> **SUPPLIED DATA**:
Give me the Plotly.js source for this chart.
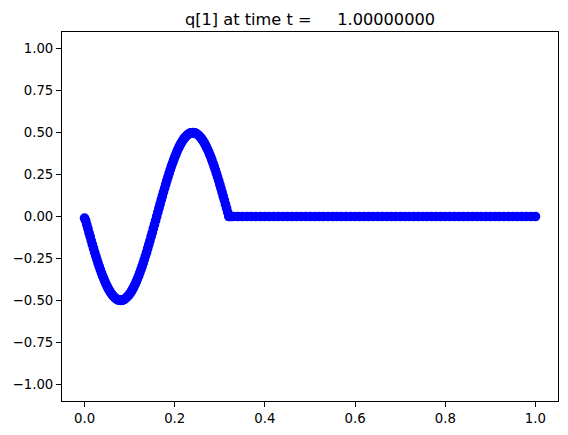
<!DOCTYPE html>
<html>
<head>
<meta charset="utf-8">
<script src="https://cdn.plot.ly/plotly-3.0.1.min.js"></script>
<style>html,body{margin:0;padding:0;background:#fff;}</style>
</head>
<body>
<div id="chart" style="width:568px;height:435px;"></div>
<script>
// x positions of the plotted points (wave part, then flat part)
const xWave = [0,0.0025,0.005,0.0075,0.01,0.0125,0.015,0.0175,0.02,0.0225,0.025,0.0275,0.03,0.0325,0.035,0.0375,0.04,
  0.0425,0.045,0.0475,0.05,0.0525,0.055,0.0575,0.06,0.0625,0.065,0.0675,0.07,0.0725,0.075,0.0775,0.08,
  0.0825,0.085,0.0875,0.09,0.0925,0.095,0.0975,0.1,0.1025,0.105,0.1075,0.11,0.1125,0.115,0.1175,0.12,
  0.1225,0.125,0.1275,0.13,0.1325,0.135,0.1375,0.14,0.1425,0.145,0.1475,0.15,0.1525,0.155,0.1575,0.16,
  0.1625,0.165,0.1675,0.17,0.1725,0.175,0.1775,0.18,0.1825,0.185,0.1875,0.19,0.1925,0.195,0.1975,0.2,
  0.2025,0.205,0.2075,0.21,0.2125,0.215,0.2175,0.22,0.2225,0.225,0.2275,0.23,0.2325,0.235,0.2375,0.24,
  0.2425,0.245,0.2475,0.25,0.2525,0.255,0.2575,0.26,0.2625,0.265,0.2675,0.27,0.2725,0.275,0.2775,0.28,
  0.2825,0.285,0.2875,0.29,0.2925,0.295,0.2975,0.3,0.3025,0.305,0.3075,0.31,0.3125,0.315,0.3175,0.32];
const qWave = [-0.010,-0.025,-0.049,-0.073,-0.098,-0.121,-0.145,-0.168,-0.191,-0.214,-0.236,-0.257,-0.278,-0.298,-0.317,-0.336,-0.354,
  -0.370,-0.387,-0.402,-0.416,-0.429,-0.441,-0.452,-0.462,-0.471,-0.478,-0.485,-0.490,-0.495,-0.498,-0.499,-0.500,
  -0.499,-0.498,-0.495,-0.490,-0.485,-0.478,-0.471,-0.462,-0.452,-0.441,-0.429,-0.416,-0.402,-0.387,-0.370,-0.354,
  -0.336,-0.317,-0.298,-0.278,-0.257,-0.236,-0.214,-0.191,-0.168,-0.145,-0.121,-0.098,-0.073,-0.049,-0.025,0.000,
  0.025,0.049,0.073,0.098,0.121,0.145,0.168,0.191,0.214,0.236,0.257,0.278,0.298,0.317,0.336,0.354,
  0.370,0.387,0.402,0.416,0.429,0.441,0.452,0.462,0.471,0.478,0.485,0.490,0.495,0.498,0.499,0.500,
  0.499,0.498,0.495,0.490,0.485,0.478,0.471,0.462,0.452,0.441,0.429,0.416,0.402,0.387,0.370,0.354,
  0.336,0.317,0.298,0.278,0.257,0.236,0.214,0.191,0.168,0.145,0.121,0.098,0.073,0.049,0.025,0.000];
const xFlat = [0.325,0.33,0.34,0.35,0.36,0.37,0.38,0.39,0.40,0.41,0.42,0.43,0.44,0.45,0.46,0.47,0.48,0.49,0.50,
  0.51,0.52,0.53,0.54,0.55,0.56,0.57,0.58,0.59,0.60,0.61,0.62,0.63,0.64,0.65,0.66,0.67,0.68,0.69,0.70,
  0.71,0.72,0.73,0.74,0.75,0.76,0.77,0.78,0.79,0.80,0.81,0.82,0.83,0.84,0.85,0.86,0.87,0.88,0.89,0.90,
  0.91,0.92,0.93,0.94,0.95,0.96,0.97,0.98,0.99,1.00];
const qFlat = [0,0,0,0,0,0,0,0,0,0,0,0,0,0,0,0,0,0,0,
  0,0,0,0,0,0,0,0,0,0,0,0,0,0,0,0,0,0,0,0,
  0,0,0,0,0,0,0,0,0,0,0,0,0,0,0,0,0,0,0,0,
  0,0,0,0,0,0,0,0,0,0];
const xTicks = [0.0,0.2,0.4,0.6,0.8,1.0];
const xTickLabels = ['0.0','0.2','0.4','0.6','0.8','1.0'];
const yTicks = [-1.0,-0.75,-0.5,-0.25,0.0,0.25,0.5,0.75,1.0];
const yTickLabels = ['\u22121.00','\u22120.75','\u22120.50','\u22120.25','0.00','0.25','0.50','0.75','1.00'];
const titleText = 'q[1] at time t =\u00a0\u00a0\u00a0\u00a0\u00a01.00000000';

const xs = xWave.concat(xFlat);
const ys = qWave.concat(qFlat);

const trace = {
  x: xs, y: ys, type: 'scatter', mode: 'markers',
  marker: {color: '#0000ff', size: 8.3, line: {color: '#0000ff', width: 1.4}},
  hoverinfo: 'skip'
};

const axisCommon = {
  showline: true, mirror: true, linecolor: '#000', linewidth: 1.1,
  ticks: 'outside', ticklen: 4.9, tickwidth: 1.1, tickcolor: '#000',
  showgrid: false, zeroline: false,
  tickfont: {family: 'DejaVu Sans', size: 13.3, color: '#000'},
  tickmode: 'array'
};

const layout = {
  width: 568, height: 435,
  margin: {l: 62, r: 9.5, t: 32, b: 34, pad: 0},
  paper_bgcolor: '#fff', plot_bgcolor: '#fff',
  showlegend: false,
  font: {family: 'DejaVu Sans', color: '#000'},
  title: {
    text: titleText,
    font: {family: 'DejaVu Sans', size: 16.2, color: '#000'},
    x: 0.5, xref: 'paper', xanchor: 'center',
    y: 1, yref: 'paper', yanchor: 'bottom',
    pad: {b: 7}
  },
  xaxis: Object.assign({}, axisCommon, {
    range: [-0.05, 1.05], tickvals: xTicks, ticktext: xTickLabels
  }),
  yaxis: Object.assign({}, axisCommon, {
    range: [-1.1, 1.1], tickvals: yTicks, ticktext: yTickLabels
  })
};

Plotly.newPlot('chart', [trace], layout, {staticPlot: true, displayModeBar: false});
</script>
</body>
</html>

> **GOAL**: The data above needs to be retyped exactly, with the images left out.

> **EXPECTED OUTPUT**:
Give me the Plotly.js source for this chart.
<!DOCTYPE html>
<html>
<head>
<meta charset="utf-8">
<script src="https://cdn.plot.ly/plotly-3.0.1.min.js"></script>
<style>html,body{margin:0;padding:0;background:#fff;}</style>
</head>
<body>
<div id="chart" style="width:568px;height:435px;"></div>
<script>
// x positions of the plotted points (wave part, then flat part)
const xWave = [0,0.0025,0.005,0.0075,0.01,0.0125,0.015,0.0175,0.02,0.0225,0.025,0.0275,0.03,0.0325,0.035,0.0375,0.04,
  0.0425,0.045,0.0475,0.05,0.0525,0.055,0.0575,0.06,0.0625,0.065,0.0675,0.07,0.0725,0.075,0.0775,0.08,
  0.0825,0.085,0.0875,0.09,0.0925,0.095,0.0975,0.1,0.1025,0.105,0.1075,0.11,0.1125,0.115,0.1175,0.12,
  0.1225,0.125,0.1275,0.13,0.1325,0.135,0.1375,0.14,0.1425,0.145,0.1475,0.15,0.1525,0.155,0.1575,0.16,
  0.1625,0.165,0.1675,0.17,0.1725,0.175,0.1775,0.18,0.1825,0.185,0.1875,0.19,0.1925,0.195,0.1975,0.2,
  0.2025,0.205,0.2075,0.21,0.2125,0.215,0.2175,0.22,0.2225,0.225,0.2275,0.23,0.2325,0.235,0.2375,0.24,
  0.2425,0.245,0.2475,0.25,0.2525,0.255,0.2575,0.26,0.2625,0.265,0.2675,0.27,0.2725,0.275,0.2775,0.28,
  0.2825,0.285,0.2875,0.29,0.2925,0.295,0.2975,0.3,0.3025,0.305,0.3075,0.31,0.3125,0.315,0.3175,0.32];
const qWave = [-0.010,-0.025,-0.049,-0.073,-0.098,-0.121,-0.145,-0.168,-0.191,-0.214,-0.236,-0.257,-0.278,-0.298,-0.317,-0.336,-0.354,
  -0.370,-0.387,-0.402,-0.416,-0.429,-0.441,-0.452,-0.462,-0.471,-0.478,-0.485,-0.490,-0.495,-0.498,-0.499,-0.500,
  -0.499,-0.498,-0.495,-0.490,-0.485,-0.478,-0.471,-0.462,-0.452,-0.441,-0.429,-0.416,-0.402,-0.387,-0.370,-0.354,
  -0.336,-0.317,-0.298,-0.278,-0.257,-0.236,-0.214,-0.191,-0.168,-0.145,-0.121,-0.098,-0.073,-0.049,-0.025,0.000,
  0.025,0.049,0.073,0.098,0.121,0.145,0.168,0.191,0.214,0.236,0.257,0.278,0.298,0.317,0.336,0.354,
  0.370,0.387,0.402,0.416,0.429,0.441,0.452,0.462,0.471,0.478,0.485,0.490,0.495,0.498,0.499,0.500,
  0.499,0.498,0.495,0.490,0.485,0.478,0.471,0.462,0.452,0.441,0.429,0.416,0.402,0.387,0.370,0.354,
  0.336,0.317,0.298,0.278,0.257,0.236,0.214,0.191,0.168,0.145,0.121,0.098,0.073,0.049,0.025,0.000];
const xFlat = [0.325,0.33,0.34,0.35,0.36,0.37,0.38,0.39,0.40,0.41,0.42,0.43,0.44,0.45,0.46,0.47,0.48,0.49,0.50,
  0.51,0.52,0.53,0.54,0.55,0.56,0.57,0.58,0.59,0.60,0.61,0.62,0.63,0.64,0.65,0.66,0.67,0.68,0.69,0.70,
  0.71,0.72,0.73,0.74,0.75,0.76,0.77,0.78,0.79,0.80,0.81,0.82,0.83,0.84,0.85,0.86,0.87,0.88,0.89,0.90,
  0.91,0.92,0.93,0.94,0.95,0.96,0.97,0.98,0.99,1.00];
const qFlat = [0,0,0,0,0,0,0,0,0,0,0,0,0,0,0,0,0,0,0,
  0,0,0,0,0,0,0,0,0,0,0,0,0,0,0,0,0,0,0,0,
  0,0,0,0,0,0,0,0,0,0,0,0,0,0,0,0,0,0,0,0,
  0,0,0,0,0,0,0,0,0,0];
const xTicks = [0.0,0.2,0.4,0.6,0.8,1.0];
const xTickLabels = ['0.0','0.2','0.4','0.6','0.8','1.0'];
const yTicks = [-1.0,-0.75,-0.5,-0.25,0.0,0.25,0.5,0.75,1.0];
const yTickLabels = ['\u22121.00','\u22120.75','\u22120.50','\u22120.25','0.00','0.25','0.50','0.75','1.00'];
const titleText = 'q[1] at time t =\u00a0\u00a0\u00a0\u00a0\u00a01.00000000';

const xs = xWave.concat(xFlat);
const ys = qWave.concat(qFlat);

const trace = {
  x: xs, y: ys, type: 'scatter', mode: 'markers',
  marker: {color: '#0000ff', size: 8.3, line: {color: '#0000ff', width: 1.4}},
  hoverinfo: 'skip'
};

const axisCommon = {
  showline: true, mirror: true, linecolor: '#000', linewidth: 1.1,
  ticks: 'outside', ticklen: 4.9, tickwidth: 1.1, tickcolor: '#000',
  showgrid: false, zeroline: false,
  tickfont: {family: 'DejaVu Sans', size: 13.3, color: '#000'},
  tickmode: 'array'
};

const layout = {
  width: 568, height: 435,
  margin: {l: 62, r: 9.5, t: 32, b: 34, pad: 0},
  paper_bgcolor: '#fff', plot_bgcolor: '#fff',
  showlegend: false,
  font: {family: 'DejaVu Sans', color: '#000'},
  title: {
    text: titleText,
    font: {family: 'DejaVu Sans', size: 16.2, color: '#000'},
    x: 0.5, xref: 'paper', xanchor: 'center',
    y: 1, yref: 'paper', yanchor: 'bottom',
    pad: {b: 7}
  },
  xaxis: Object.assign({}, axisCommon, {
    range: [-0.05, 1.05], tickvals: xTicks, ticktext: xTickLabels
  }),
  yaxis: Object.assign({}, axisCommon, {
    range: [-1.1, 1.1], tickvals: yTicks, ticktext: yTickLabels
  })
};

Plotly.newPlot('chart', [trace], layout, {staticPlot: true, displayModeBar: false});
</script>
</body>
</html>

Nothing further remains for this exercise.